Return the listing below exactly, with the pictures dropped.

• **DATA BLOCK**

* * * *

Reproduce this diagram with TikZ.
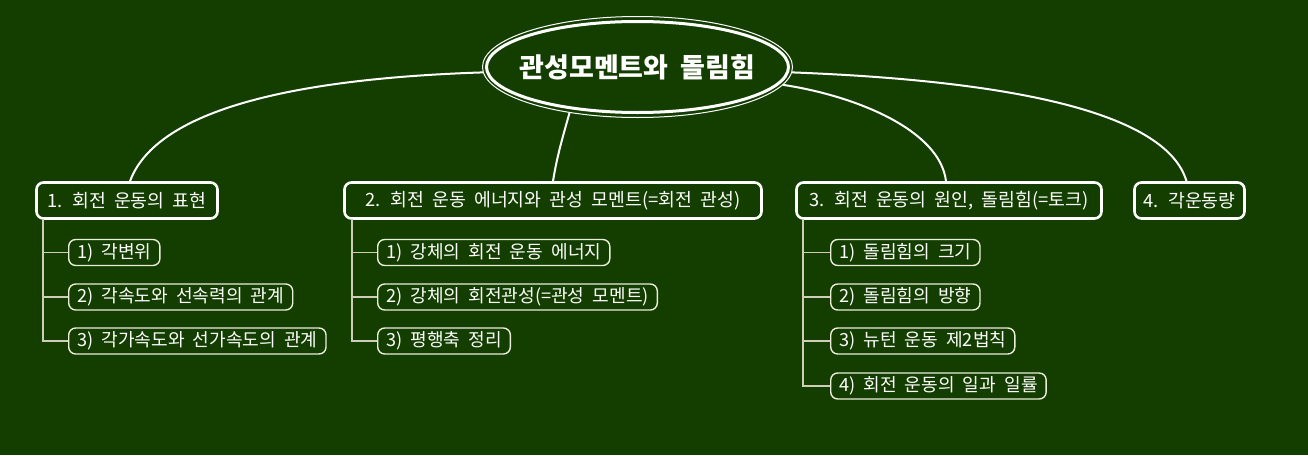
\documentclass[tikz,border=0pt]{standalone}
\usepackage{fontspec}
\setmainfont[WordSpace=2.0]{Noto Sans CJK KR}
\usetikzlibrary{shapes.geometric,calc}
\definecolor{bg}{RGB}{19,62,0}
\definecolor{kid}{RGB}{236,236,220}
\definecolor{stem}{RGB}{205,205,185}
\tikzset{
  topbox/.style={draw=white, line width=2.6pt, rounded corners=7pt, text=white,
    minimum height=36pt, inner xsep=6pt,
    font=\fontsize{18.3pt}{20pt}\selectfont},
  kidbox/.style={draw=kid, line width=1.4pt, rounded corners=7pt, text=white,
    minimum height=26pt, inner xsep=8.5pt, inner ysep=1pt, anchor=west,
    font=\fontsize{18.1pt}{19pt}\selectfont},
  curve/.style={draw=white, line width=2pt},
  stemline/.style={draw=stem, line width=1.5pt}
}
\begin{document}
\begin{tikzpicture}[x=1pt,y=-1pt]
\fill[bg] (0,0) rectangle (1308,455);
\useasboundingbox (0,0) rectangle (1308,455);
% title
\node[ellipse, draw=white, line width=1pt, minimum width=310pt, minimum height=101pt, inner sep=0pt] (tout) at (637.5,67) {};
\node[ellipse, draw=white, line width=3pt, minimum width=302pt, minimum height=91pt, inner sep=0pt] (title) at (637.5,67) {};
\node[text=white, inner sep=0pt, font=\fontsize{27pt}{29pt}\selectfont\bfseries] (ttext) at (title.center) {관성모멘트와 돌림힘};
% top-level boxes
\node[topbox, minimum width=181pt] (b1) at (127,200.5) {1. 회전 운동의 표현};
\node[topbox, minimum width=417pt] (b2) at (553,200.5) {2. 회전 운동 에너지와 관성 모멘트(=회전 관성)};
\node[topbox, minimum width=305pt] (b3) at (949,200.5) {3. 회전 운동의 원인, 돌림힘(=토크)};
\node[topbox, minimum width=110pt] (b4) at (1189.5,200.5) {4. 각운동량};
% curves
\draw[curve] (tout.182) .. controls +(-153,5) and +(30,-81) .. ([xshift=3pt]b1.north);
\draw[curve] (tout.214) .. controls +(-7,25) and +(4,-25) .. (b2.north);
\draw[curve] (tout.353) .. controls +(73,11) and +(-6,-51) .. ([xshift=-3pt]b3.north);
\draw[curve] (tout.358) .. controls +(210,8) and +(-21,-71) .. ([xshift=-3pt]b4.north);
% children of 1
\node[kidbox] (c11) at (68,252.5) {1) 각변위};
\node[kidbox] (c12) at (68,297) {2) 각속도와 선속력의 관계};
\node[kidbox] (c13) at (68,341) {3) 각가속도와 선가속도의 관계};
% children of 2
\node[kidbox] (c21) at (377,252.5) {1) 강체의 회전 운동 에너지};
\node[kidbox] (c22) at (377,297) {2) 강체의 회전관성(=관성 모멘트)};
\node[kidbox] (c23) at (377,341) {3) 평행축 정리};
% children of 3
\node[kidbox] (c31) at (830,252.5) {1) 돌림힘의 크기};
\node[kidbox] (c32) at (830,297) {2) 돌림힘의 방향};
\node[kidbox] (c33) at (830,341) {3) 뉴턴 운동 제2법칙};
\node[kidbox] (c34) at (830,386) {4) 회전 운동의 일과 일률};
% stems
\foreach \c in {c11,c12,c13}{\draw[stemline] ($(b1.south west)+(8,-1)$) |- (\c.west);}
\foreach \c in {c21,c22,c23}{\draw[stemline] ($(b2.south west)+(9,-1)$) |- (\c.west);}
\foreach \c in {c31,c32,c33,c34}{\draw[stemline] ($(b3.south west)+(8,-1)$) |- (\c.west);}
\end{tikzpicture}
\end{document}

* * * *

• **WRITTEN RESPONSE**
Reproduce this diagram with TikZ.
\documentclass[tikz,border=0pt]{standalone}
\usepackage{fontspec}
\setmainfont[WordSpace=2.0]{Noto Sans CJK KR}
\usetikzlibrary{shapes.geometric,calc}
\definecolor{bg}{RGB}{19,62,0}
\definecolor{kid}{RGB}{236,236,220}
\definecolor{stem}{RGB}{205,205,185}
\tikzset{
  topbox/.style={draw=white, line width=2.6pt, rounded corners=7pt, text=white,
    minimum height=36pt, inner xsep=6pt,
    font=\fontsize{18.3pt}{20pt}\selectfont},
  kidbox/.style={draw=kid, line width=1.4pt, rounded corners=7pt, text=white,
    minimum height=26pt, inner xsep=8.5pt, inner ysep=1pt, anchor=west,
    font=\fontsize{18.1pt}{19pt}\selectfont},
  curve/.style={draw=white, line width=2pt},
  stemline/.style={draw=stem, line width=1.5pt}
}
\begin{document}
\begin{tikzpicture}[x=1pt,y=-1pt]
\fill[bg] (0,0) rectangle (1308,455);
\useasboundingbox (0,0) rectangle (1308,455);
% title
\node[ellipse, draw=white, line width=1pt, minimum width=310pt, minimum height=101pt, inner sep=0pt] (tout) at (637.5,67) {};
\node[ellipse, draw=white, line width=3pt, minimum width=302pt, minimum height=91pt, inner sep=0pt] (title) at (637.5,67) {};
\node[text=white, inner sep=0pt, font=\fontsize{27pt}{29pt}\selectfont\bfseries] (ttext) at (title.center) {관성모멘트와 돌림힘};
% top-level boxes
\node[topbox, minimum width=181pt] (b1) at (127,200.5) {1. 회전 운동의 표현};
\node[topbox, minimum width=417pt] (b2) at (553,200.5) {2. 회전 운동 에너지와 관성 모멘트(=회전 관성)};
\node[topbox, minimum width=305pt] (b3) at (949,200.5) {3. 회전 운동의 원인, 돌림힘(=토크)};
\node[topbox, minimum width=110pt] (b4) at (1189.5,200.5) {4. 각운동량};
% curves
\draw[curve] (tout.182) .. controls +(-153,5) and +(30,-81) .. ([xshift=3pt]b1.north);
\draw[curve] (tout.214) .. controls +(-7,25) and +(4,-25) .. (b2.north);
\draw[curve] (tout.353) .. controls +(73,11) and +(-6,-51) .. ([xshift=-3pt]b3.north);
\draw[curve] (tout.358) .. controls +(210,8) and +(-21,-71) .. ([xshift=-3pt]b4.north);
% children of 1
\node[kidbox] (c11) at (68,252.5) {1) 각변위};
\node[kidbox] (c12) at (68,297) {2) 각속도와 선속력의 관계};
\node[kidbox] (c13) at (68,341) {3) 각가속도와 선가속도의 관계};
% children of 2
\node[kidbox] (c21) at (377,252.5) {1) 강체의 회전 운동 에너지};
\node[kidbox] (c22) at (377,297) {2) 강체의 회전관성(=관성 모멘트)};
\node[kidbox] (c23) at (377,341) {3) 평행축 정리};
% children of 3
\node[kidbox] (c31) at (830,252.5) {1) 돌림힘의 크기};
\node[kidbox] (c32) at (830,297) {2) 돌림힘의 방향};
\node[kidbox] (c33) at (830,341) {3) 뉴턴 운동 제2법칙};
\node[kidbox] (c34) at (830,386) {4) 회전 운동의 일과 일률};
% stems
\foreach \c in {c11,c12,c13}{\draw[stemline] ($(b1.south west)+(8,-1)$) |- (\c.west);}
\foreach \c in {c21,c22,c23}{\draw[stemline] ($(b2.south west)+(9,-1)$) |- (\c.west);}
\foreach \c in {c31,c32,c33,c34}{\draw[stemline] ($(b3.south west)+(8,-1)$) |- (\c.west);}
\end{tikzpicture}
\end{document}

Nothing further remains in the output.